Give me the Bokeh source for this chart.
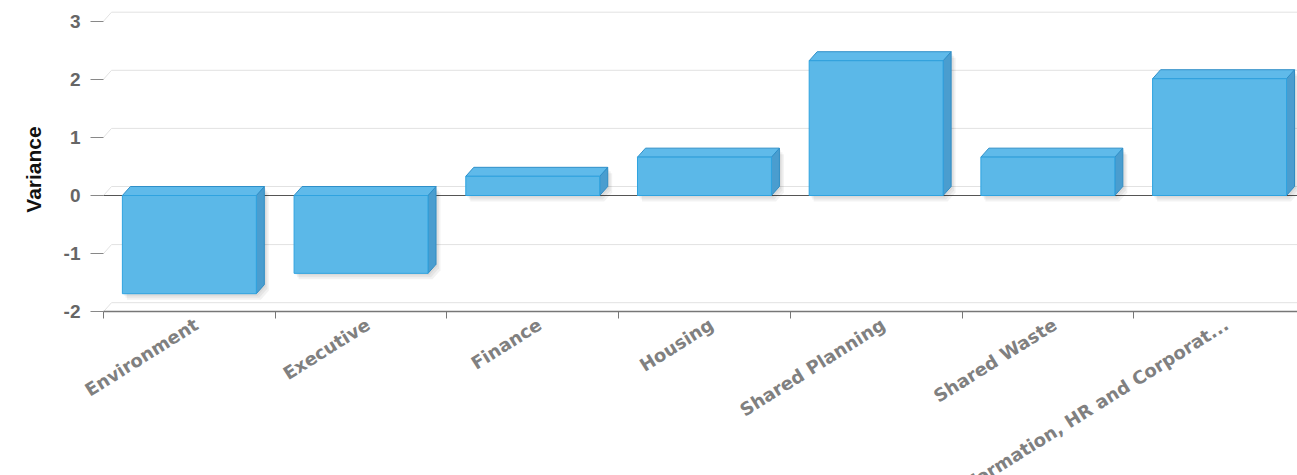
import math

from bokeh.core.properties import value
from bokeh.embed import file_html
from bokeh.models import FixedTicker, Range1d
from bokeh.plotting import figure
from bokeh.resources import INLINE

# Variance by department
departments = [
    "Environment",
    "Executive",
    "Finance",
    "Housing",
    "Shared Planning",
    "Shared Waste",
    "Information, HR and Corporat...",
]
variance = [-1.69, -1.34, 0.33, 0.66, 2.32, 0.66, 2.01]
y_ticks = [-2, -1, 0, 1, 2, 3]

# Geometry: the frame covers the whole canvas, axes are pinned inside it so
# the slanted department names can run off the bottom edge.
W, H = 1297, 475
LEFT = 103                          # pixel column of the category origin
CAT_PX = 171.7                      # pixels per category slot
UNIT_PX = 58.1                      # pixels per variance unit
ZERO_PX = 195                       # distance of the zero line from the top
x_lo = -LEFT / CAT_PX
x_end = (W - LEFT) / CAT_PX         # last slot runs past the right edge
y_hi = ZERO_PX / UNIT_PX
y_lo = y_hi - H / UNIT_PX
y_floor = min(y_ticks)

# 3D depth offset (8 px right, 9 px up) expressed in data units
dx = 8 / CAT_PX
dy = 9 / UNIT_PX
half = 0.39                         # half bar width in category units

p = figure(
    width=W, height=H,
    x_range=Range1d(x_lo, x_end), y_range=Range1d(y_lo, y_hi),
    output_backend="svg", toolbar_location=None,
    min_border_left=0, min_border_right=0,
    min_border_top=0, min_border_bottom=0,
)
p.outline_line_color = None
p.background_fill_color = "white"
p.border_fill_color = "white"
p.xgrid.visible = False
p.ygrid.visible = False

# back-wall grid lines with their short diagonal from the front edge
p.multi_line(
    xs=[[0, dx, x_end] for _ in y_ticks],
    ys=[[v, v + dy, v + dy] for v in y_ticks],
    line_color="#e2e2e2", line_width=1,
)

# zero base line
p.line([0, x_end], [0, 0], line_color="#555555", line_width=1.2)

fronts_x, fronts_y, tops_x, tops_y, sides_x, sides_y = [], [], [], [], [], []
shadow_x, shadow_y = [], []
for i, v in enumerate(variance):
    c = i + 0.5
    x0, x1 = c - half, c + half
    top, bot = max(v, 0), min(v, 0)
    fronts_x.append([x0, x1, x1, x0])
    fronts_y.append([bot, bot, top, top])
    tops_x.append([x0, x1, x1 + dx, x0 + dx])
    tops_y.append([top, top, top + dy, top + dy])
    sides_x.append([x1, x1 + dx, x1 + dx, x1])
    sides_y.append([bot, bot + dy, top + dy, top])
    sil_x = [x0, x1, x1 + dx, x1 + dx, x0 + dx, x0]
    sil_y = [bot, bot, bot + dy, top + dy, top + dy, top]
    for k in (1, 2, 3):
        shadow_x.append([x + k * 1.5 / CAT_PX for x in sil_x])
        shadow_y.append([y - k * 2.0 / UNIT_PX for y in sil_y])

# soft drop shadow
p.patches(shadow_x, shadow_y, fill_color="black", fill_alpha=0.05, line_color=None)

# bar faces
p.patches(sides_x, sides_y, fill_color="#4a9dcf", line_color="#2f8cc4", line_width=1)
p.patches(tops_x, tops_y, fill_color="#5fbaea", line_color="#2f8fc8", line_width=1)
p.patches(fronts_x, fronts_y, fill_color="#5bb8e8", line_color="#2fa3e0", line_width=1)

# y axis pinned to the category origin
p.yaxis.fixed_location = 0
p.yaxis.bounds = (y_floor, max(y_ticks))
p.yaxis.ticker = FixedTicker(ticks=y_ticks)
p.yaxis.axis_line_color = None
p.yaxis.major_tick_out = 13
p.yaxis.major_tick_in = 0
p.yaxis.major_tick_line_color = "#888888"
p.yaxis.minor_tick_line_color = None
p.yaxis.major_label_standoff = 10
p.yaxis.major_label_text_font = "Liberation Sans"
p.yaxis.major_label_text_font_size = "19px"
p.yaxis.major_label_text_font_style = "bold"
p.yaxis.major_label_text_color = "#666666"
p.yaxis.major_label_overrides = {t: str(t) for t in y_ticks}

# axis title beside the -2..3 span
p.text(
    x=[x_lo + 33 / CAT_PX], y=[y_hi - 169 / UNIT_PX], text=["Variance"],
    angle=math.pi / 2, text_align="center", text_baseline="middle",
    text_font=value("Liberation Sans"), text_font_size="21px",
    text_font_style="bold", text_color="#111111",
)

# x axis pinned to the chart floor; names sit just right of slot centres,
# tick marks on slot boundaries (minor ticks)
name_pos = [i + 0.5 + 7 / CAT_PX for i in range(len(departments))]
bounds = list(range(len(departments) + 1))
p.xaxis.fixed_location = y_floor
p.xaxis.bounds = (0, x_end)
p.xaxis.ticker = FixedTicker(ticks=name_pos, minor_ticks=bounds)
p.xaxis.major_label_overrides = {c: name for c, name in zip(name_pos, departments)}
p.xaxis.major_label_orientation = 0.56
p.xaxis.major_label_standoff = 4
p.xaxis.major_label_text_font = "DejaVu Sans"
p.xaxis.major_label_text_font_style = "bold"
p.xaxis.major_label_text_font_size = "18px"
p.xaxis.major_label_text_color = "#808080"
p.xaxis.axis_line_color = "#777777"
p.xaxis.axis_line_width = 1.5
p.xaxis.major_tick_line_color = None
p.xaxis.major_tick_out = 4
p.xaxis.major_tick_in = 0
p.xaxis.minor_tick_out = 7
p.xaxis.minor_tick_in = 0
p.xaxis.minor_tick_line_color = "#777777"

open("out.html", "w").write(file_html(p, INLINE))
^^^^^^^^
■ INSTRUCTION ■
Copy exactly the lines running from the beginning of the listing through the line that has "y_ticks = [-2, -1, 0, 1, 2, 3]". Drop the pictures.

■ TASK RESPONSE ■
Give me the Bokeh source for this chart.
import math

from bokeh.core.properties import value
from bokeh.embed import file_html
from bokeh.models import FixedTicker, Range1d
from bokeh.plotting import figure
from bokeh.resources import INLINE

# Variance by department
departments = [
    "Environment",
    "Executive",
    "Finance",
    "Housing",
    "Shared Planning",
    "Shared Waste",
    "Information, HR and Corporat...",
]
variance = [-1.69, -1.34, 0.33, 0.66, 2.32, 0.66, 2.01]
y_ticks = [-2, -1, 0, 1, 2, 3]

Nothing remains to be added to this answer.